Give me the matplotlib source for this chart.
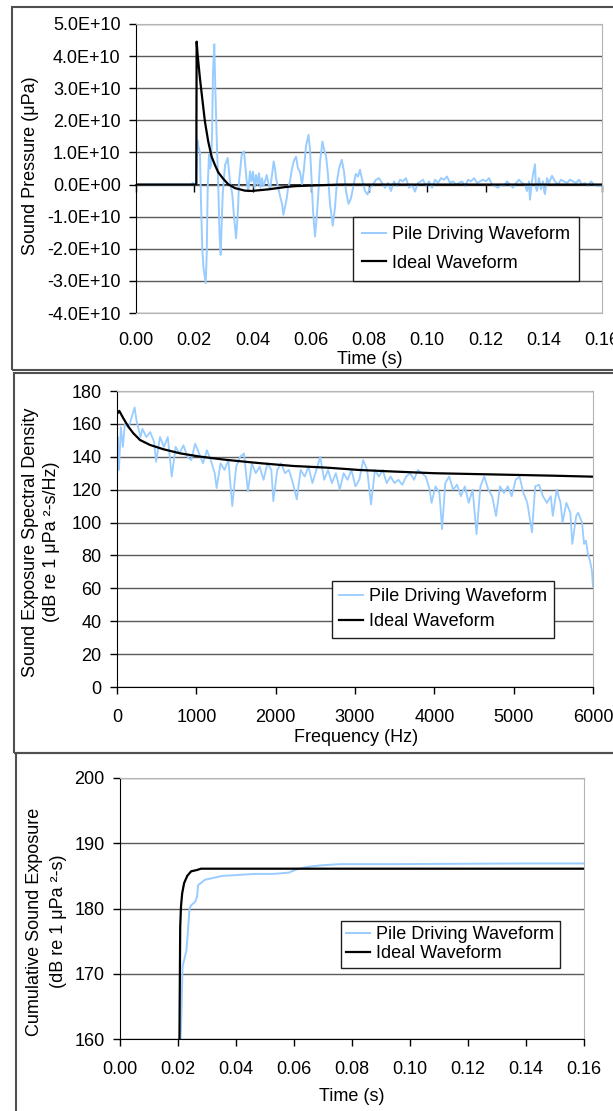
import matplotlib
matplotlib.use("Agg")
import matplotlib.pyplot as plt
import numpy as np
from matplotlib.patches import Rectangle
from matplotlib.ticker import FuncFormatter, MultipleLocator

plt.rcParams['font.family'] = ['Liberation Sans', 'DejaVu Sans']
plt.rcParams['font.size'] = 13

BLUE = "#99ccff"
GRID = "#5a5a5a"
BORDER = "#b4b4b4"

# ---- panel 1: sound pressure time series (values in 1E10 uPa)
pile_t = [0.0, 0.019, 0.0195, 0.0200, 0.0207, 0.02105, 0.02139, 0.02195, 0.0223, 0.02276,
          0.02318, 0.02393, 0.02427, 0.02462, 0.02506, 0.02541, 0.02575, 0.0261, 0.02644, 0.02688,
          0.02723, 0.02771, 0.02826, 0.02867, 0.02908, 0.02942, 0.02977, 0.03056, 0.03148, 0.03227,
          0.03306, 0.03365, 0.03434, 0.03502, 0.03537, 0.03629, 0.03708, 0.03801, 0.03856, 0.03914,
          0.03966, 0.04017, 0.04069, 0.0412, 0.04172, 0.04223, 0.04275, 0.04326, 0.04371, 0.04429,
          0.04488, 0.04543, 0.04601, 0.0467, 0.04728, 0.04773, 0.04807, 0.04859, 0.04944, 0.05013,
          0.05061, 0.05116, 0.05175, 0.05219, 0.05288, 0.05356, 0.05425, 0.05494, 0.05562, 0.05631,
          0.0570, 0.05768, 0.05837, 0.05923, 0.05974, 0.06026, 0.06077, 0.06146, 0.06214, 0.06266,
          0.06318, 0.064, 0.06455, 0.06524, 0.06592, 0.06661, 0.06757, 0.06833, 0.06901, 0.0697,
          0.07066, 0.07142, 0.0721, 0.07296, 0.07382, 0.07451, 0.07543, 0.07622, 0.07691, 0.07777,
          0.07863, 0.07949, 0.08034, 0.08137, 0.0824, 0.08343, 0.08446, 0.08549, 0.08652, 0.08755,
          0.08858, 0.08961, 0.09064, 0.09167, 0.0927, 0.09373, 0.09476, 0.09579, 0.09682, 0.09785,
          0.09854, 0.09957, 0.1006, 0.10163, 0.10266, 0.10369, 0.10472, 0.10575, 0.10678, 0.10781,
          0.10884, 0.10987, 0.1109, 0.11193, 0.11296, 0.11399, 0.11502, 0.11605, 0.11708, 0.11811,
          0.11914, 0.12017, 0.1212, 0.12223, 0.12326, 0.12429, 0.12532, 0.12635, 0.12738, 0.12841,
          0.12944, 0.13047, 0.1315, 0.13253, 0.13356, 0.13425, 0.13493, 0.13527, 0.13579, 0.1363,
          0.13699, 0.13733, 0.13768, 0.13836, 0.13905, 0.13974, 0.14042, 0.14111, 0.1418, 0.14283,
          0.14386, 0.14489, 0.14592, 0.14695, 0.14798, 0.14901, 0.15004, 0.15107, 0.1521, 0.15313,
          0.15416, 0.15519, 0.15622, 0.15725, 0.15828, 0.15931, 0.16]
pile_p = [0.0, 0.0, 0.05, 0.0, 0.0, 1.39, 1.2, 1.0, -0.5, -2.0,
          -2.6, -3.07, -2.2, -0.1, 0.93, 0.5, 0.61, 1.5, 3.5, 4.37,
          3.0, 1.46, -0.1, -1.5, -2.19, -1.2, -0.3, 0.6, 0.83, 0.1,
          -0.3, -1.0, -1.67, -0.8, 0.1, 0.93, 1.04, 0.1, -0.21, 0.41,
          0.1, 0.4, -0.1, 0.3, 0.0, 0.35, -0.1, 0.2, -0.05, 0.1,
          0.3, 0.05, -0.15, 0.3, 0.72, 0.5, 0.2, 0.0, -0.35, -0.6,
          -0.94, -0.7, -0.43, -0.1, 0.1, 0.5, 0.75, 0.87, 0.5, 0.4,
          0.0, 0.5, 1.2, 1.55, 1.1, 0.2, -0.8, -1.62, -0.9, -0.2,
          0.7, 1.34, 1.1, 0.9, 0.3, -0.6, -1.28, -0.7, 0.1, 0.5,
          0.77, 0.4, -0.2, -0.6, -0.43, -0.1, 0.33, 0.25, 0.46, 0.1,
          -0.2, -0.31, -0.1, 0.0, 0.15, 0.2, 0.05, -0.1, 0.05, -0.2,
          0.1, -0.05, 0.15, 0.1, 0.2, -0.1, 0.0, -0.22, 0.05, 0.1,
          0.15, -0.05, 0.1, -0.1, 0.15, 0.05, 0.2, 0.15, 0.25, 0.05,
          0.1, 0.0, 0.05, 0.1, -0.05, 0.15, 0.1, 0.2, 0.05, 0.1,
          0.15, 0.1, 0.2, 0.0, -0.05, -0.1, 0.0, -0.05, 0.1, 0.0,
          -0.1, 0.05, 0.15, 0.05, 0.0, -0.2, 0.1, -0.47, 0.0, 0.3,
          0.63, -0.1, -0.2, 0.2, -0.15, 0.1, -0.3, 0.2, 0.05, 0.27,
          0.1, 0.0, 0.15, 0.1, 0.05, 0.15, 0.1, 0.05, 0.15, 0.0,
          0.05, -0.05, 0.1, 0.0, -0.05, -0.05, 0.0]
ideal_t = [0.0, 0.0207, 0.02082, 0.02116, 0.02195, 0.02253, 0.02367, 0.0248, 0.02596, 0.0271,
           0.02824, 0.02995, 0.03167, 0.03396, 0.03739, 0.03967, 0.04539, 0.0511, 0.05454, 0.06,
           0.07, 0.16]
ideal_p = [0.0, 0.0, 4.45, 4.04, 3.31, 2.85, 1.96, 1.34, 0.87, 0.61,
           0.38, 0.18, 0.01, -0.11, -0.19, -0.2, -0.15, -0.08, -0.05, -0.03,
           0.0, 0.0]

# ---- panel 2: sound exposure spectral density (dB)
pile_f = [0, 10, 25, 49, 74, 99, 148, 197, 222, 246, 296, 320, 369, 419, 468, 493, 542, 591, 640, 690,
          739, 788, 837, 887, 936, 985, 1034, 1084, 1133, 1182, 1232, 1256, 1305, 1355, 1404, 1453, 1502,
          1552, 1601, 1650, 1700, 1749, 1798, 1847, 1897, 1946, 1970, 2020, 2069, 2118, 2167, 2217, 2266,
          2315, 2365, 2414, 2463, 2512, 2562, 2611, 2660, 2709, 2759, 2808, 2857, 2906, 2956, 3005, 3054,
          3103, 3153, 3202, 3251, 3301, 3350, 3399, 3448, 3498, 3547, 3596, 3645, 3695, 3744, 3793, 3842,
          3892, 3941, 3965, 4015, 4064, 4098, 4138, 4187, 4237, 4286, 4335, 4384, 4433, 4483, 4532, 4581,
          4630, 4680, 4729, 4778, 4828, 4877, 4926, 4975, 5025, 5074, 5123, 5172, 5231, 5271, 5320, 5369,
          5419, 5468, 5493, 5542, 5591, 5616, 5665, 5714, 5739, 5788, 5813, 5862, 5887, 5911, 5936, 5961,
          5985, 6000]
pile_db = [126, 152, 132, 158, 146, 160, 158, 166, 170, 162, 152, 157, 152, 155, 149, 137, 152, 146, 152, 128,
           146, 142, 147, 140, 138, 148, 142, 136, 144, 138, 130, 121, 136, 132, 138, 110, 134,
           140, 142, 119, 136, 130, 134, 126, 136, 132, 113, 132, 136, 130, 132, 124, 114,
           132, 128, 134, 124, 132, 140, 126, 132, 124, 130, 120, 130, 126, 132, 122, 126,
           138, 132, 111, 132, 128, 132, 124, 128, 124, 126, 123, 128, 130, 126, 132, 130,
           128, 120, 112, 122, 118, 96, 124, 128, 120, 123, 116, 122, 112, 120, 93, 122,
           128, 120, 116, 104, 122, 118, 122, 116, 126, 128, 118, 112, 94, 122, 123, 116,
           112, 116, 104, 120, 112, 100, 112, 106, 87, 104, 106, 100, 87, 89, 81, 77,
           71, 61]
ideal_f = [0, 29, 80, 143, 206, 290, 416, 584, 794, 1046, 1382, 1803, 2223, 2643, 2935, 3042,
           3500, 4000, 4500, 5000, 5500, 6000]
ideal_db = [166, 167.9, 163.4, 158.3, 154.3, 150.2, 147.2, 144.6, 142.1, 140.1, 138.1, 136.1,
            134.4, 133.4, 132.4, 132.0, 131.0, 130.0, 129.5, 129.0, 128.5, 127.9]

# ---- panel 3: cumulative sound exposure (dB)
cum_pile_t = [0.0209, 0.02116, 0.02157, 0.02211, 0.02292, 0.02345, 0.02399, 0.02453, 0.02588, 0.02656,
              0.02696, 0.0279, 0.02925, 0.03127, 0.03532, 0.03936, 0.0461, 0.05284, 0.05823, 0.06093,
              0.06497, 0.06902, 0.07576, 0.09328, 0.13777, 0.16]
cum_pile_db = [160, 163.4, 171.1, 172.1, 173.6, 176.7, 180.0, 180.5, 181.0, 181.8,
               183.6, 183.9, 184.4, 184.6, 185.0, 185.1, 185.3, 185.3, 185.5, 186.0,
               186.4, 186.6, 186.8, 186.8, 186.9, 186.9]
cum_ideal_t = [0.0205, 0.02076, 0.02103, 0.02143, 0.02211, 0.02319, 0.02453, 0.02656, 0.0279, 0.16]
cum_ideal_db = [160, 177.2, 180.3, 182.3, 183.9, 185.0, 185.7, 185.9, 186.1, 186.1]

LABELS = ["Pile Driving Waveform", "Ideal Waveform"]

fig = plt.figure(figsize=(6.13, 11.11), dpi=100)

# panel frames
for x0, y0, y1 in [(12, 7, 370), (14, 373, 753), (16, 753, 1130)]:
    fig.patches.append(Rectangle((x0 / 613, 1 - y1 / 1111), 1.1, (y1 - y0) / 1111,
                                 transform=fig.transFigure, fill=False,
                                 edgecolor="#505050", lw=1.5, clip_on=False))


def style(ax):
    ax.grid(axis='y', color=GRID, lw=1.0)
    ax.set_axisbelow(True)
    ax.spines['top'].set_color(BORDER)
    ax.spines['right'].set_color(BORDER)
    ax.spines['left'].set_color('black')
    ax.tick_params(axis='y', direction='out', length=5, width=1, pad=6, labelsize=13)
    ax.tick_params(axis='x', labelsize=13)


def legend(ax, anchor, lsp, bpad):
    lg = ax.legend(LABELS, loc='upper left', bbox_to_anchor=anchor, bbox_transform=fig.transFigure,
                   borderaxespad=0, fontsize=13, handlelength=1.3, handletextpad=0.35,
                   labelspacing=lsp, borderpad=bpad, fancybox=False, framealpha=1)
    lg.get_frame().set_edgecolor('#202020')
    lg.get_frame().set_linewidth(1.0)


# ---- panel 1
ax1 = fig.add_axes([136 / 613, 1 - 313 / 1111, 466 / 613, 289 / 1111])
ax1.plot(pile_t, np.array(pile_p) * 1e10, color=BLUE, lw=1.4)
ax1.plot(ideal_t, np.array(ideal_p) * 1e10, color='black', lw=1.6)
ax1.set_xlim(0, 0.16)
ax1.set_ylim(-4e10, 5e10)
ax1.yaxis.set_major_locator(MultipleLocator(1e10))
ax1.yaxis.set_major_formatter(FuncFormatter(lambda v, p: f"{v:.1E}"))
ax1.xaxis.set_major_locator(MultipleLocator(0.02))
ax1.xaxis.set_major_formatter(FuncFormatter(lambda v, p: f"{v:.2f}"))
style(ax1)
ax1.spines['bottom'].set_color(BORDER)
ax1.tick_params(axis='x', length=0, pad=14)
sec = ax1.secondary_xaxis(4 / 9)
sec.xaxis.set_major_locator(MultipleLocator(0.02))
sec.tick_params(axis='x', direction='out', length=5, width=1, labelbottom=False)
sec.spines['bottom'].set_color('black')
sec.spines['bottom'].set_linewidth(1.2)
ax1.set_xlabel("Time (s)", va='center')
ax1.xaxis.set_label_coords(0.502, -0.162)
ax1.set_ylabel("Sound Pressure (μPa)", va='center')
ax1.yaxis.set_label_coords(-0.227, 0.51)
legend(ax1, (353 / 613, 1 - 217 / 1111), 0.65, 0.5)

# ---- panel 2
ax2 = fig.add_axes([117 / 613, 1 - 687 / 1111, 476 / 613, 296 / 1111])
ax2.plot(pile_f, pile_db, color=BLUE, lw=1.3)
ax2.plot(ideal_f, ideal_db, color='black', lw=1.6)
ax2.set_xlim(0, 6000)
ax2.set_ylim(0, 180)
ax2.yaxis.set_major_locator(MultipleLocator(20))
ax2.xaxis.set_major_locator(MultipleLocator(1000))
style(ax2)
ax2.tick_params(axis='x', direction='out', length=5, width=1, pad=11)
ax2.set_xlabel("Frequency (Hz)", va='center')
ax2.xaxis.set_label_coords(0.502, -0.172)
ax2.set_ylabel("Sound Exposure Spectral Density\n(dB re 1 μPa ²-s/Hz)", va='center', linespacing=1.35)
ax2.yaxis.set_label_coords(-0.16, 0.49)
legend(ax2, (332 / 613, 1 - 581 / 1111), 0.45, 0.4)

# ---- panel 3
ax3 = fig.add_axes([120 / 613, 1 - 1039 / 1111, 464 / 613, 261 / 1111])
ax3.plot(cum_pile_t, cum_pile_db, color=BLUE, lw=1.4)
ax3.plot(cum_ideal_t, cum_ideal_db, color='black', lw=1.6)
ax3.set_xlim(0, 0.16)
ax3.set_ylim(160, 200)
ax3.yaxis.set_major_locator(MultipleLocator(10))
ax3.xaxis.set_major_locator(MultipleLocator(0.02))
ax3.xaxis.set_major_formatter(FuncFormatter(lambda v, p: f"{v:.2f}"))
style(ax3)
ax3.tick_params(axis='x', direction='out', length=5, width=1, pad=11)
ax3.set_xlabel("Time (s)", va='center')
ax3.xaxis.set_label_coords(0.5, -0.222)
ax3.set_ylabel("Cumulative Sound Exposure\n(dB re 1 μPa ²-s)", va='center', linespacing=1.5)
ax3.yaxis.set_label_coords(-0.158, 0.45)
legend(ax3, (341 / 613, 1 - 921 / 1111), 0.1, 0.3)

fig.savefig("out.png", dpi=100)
——————————
WHAT IS EXPECTED -
The word "matplotlib" may appear on some lines. Report how many lines hold it, giving the number alone.

THE COMPLETED TASK -
6